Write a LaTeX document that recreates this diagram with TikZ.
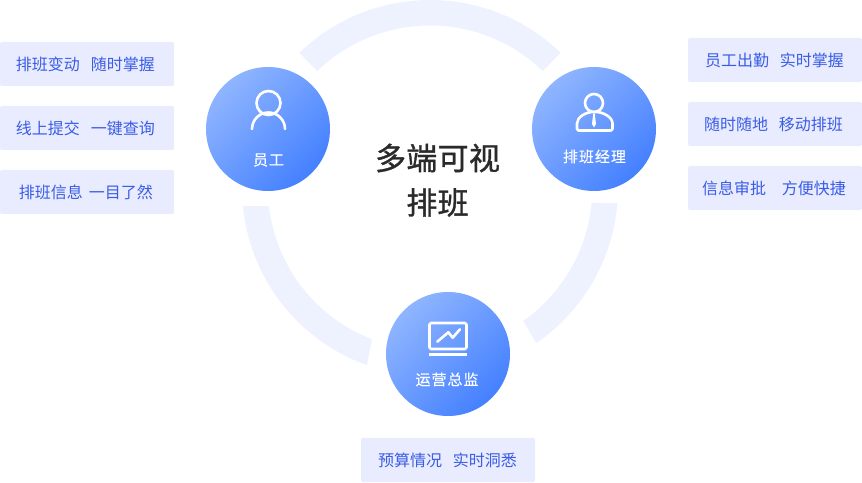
\documentclass[tikz,border=0pt]{standalone}
\usepackage{fontspec}
\usetikzlibrary{calc}
\setmainfont{Noto Sans CJK SC}
\newfontfamily\discfont[LetterSpace=6.5,FakeBold=0.2]{Noto Sans CJK SC}
\newfontfamily\titlefont[LetterSpace=1,FakeBold=1.1]{Noto Sans CJK SC}
\definecolor{ringc}{HTML}{EEF2FF}
\definecolor{boxc}{HTML}{E8ECFE}
\definecolor{boxt}{HTML}{3A5CE6}
\definecolor{gradA}{HTML}{8FB5FF}
\definecolor{gradB}{HTML}{4480FF}
\definecolor{titlec}{HTML}{2A2A2A}
\newcommand{\rowtext}[3]{\makebox[174pt][l]{\hspace{#1pt}#2\hspace{0pt}#3}}
\tikzset{
  x=1pt,y=1pt,
  tagbox/.style={fill=boxc,draw=none,rounded corners=2pt,minimum width=174pt,minimum height=44pt,inner sep=0pt,text=boxt,font=\fontsize{16}{20}\selectfont,text height=13.5pt,text depth=0pt},
  disc/.style={circle,minimum size=124pt,inner sep=0pt,draw=none,left color=gradA,right color=gradB,shading angle=45},
  disclabel/.style={text=white,font=\discfont\fontsize{15}{18}\selectfont,inner sep=0pt},
  titletext/.style={text=titlec,font=\titlefont\fontsize{31}{36}\selectfont,inner sep=0pt},
  icon/.style={draw=white,line width=2.6pt,line cap=round,line join=round},
  ringarc/.style={fill=ringc,draw=none},
}
\begin{document}
\begin{tikzpicture}
\useasboundingbox (0,0) rectangle (862,482);
% ring (centre 430,294)
\coordinate (ringc) at (430,294);
\fill[ringarc] ($(ringc)+(134:188)$) arc[start angle=134,end angle=46,radius=188] -- ($(ringc)+(46:162.5)$) arc[start angle=46,end angle=134,radius=162.5] -- cycle;
\fill[ringarc] ($(ringc)+(-4.6:188)$) arc[start angle=-4.6,end angle=-55.6,radius=188] -- ($(ringc)+(-55:162.3)$) arc[start angle=-55,end angle=-5.3,radius=162.3] -- cycle;
\fill[ringarc] ($(ringc)+(185.5:188)$) arc[start angle=185.5,end angle=250.4,radius=188] -- ($(ringc)+(249:162)$) arc[start angle=249,end angle=186.4,radius=162] -- cycle;
% discs
\node[disc] (staff) at (268,353) {};
\node[disc] (manager) at (594,353) {};
\node[disc] (director) at (448,128) {};
% staff icon
\draw[icon] (268.5,379) circle[radius=12];
\draw[icon] (252,353) arc[start angle=180,end angle=0,radius=16.5];
\node[disclabel] (stafflabel) at (268.5,322) {员工};
% manager icon
\draw[icon] (594,379) circle[radius=9];
\draw[icon,rounded corners=1.5pt] (577,351.5) -- (577,357) .. controls (577,365) and (586,370) .. (594.5,370) .. controls (603,370) and (612.5,365) .. (612.5,357) -- (612.5,351.5) -- cycle;
\fill[white] (593.2,368) -- (594.8,368) -- (596,358) -- (594,354.5) -- (592,358) -- cycle;
\node[disclabel] (managerlabel) at (594.5,325.5) {排班经理};
% director icon
\draw[icon,rounded corners=1.5pt,line cap=butt] (429.5,159) rectangle (466.5,133);
\draw[icon,line width=3pt,line cap=butt] (429,127) -- (467,127);
\draw[icon] (437.3,140.3) -- (448.3,149.7) -- (452.7,144.3) -- (460,152.7);
\node[disclabel] (directorlabel) at (447,102.5) {运营总监};
% centre title
\node[titletext] (title1) at (437.5,324) {多端可视};
\node[titletext] (title2) at (437.5,279.5) {排班};
% left boxes
\node[tagbox] (l1) at (87,418) {\rowtext{16}{排班变动\hspace{11pt}}{随时掌握}};
\node[tagbox] (l2) at (87,354) {\rowtext{16}{线上提交\hspace{11pt}}{一键查询}};
\node[tagbox] (l3) at (87,290) {\rowtext{19}{排班信息\hspace{6pt}}{一目了然}};
% right boxes
\node[tagbox] (r1) at (775,422) {\rowtext{17}{员工出勤\hspace{11pt}}{实时掌握}};
\node[tagbox] (r2) at (775,358) {\rowtext{16}{随时随地\hspace{11pt}}{移动排班}};
\node[tagbox] (r3) at (775,294) {\rowtext{14}{信息审批\hspace{16pt}}{方便快捷}};
% bottom box
\node[tagbox] (b1) at (448,22) {\rowtext{17}{预算情况\hspace{11pt}}{实时洞悉}};
\end{tikzpicture}
\end{document}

**Do this:**
Repeat the listing in full and exactly. Do not include any images.

**Exercise output:**
Write a LaTeX document that recreates this diagram with TikZ.
\documentclass[tikz,border=0pt]{standalone}
\usepackage{fontspec}
\usetikzlibrary{calc}
\setmainfont{Noto Sans CJK SC}
\newfontfamily\discfont[LetterSpace=6.5,FakeBold=0.2]{Noto Sans CJK SC}
\newfontfamily\titlefont[LetterSpace=1,FakeBold=1.1]{Noto Sans CJK SC}
\definecolor{ringc}{HTML}{EEF2FF}
\definecolor{boxc}{HTML}{E8ECFE}
\definecolor{boxt}{HTML}{3A5CE6}
\definecolor{gradA}{HTML}{8FB5FF}
\definecolor{gradB}{HTML}{4480FF}
\definecolor{titlec}{HTML}{2A2A2A}
\newcommand{\rowtext}[3]{\makebox[174pt][l]{\hspace{#1pt}#2\hspace{0pt}#3}}
\tikzset{
  x=1pt,y=1pt,
  tagbox/.style={fill=boxc,draw=none,rounded corners=2pt,minimum width=174pt,minimum height=44pt,inner sep=0pt,text=boxt,font=\fontsize{16}{20}\selectfont,text height=13.5pt,text depth=0pt},
  disc/.style={circle,minimum size=124pt,inner sep=0pt,draw=none,left color=gradA,right color=gradB,shading angle=45},
  disclabel/.style={text=white,font=\discfont\fontsize{15}{18}\selectfont,inner sep=0pt},
  titletext/.style={text=titlec,font=\titlefont\fontsize{31}{36}\selectfont,inner sep=0pt},
  icon/.style={draw=white,line width=2.6pt,line cap=round,line join=round},
  ringarc/.style={fill=ringc,draw=none},
}
\begin{document}
\begin{tikzpicture}
\useasboundingbox (0,0) rectangle (862,482);
% ring (centre 430,294)
\coordinate (ringc) at (430,294);
\fill[ringarc] ($(ringc)+(134:188)$) arc[start angle=134,end angle=46,radius=188] -- ($(ringc)+(46:162.5)$) arc[start angle=46,end angle=134,radius=162.5] -- cycle;
\fill[ringarc] ($(ringc)+(-4.6:188)$) arc[start angle=-4.6,end angle=-55.6,radius=188] -- ($(ringc)+(-55:162.3)$) arc[start angle=-55,end angle=-5.3,radius=162.3] -- cycle;
\fill[ringarc] ($(ringc)+(185.5:188)$) arc[start angle=185.5,end angle=250.4,radius=188] -- ($(ringc)+(249:162)$) arc[start angle=249,end angle=186.4,radius=162] -- cycle;
% discs
\node[disc] (staff) at (268,353) {};
\node[disc] (manager) at (594,353) {};
\node[disc] (director) at (448,128) {};
% staff icon
\draw[icon] (268.5,379) circle[radius=12];
\draw[icon] (252,353) arc[start angle=180,end angle=0,radius=16.5];
\node[disclabel] (stafflabel) at (268.5,322) {员工};
% manager icon
\draw[icon] (594,379) circle[radius=9];
\draw[icon,rounded corners=1.5pt] (577,351.5) -- (577,357) .. controls (577,365) and (586,370) .. (594.5,370) .. controls (603,370) and (612.5,365) .. (612.5,357) -- (612.5,351.5) -- cycle;
\fill[white] (593.2,368) -- (594.8,368) -- (596,358) -- (594,354.5) -- (592,358) -- cycle;
\node[disclabel] (managerlabel) at (594.5,325.5) {排班经理};
% director icon
\draw[icon,rounded corners=1.5pt,line cap=butt] (429.5,159) rectangle (466.5,133);
\draw[icon,line width=3pt,line cap=butt] (429,127) -- (467,127);
\draw[icon] (437.3,140.3) -- (448.3,149.7) -- (452.7,144.3) -- (460,152.7);
\node[disclabel] (directorlabel) at (447,102.5) {运营总监};
% centre title
\node[titletext] (title1) at (437.5,324) {多端可视};
\node[titletext] (title2) at (437.5,279.5) {排班};
% left boxes
\node[tagbox] (l1) at (87,418) {\rowtext{16}{排班变动\hspace{11pt}}{随时掌握}};
\node[tagbox] (l2) at (87,354) {\rowtext{16}{线上提交\hspace{11pt}}{一键查询}};
\node[tagbox] (l3) at (87,290) {\rowtext{19}{排班信息\hspace{6pt}}{一目了然}};
% right boxes
\node[tagbox] (r1) at (775,422) {\rowtext{17}{员工出勤\hspace{11pt}}{实时掌握}};
\node[tagbox] (r2) at (775,358) {\rowtext{16}{随时随地\hspace{11pt}}{移动排班}};
\node[tagbox] (r3) at (775,294) {\rowtext{14}{信息审批\hspace{16pt}}{方便快捷}};
% bottom box
\node[tagbox] (b1) at (448,22) {\rowtext{17}{预算情况\hspace{11pt}}{实时洞悉}};
\end{tikzpicture}
\end{document}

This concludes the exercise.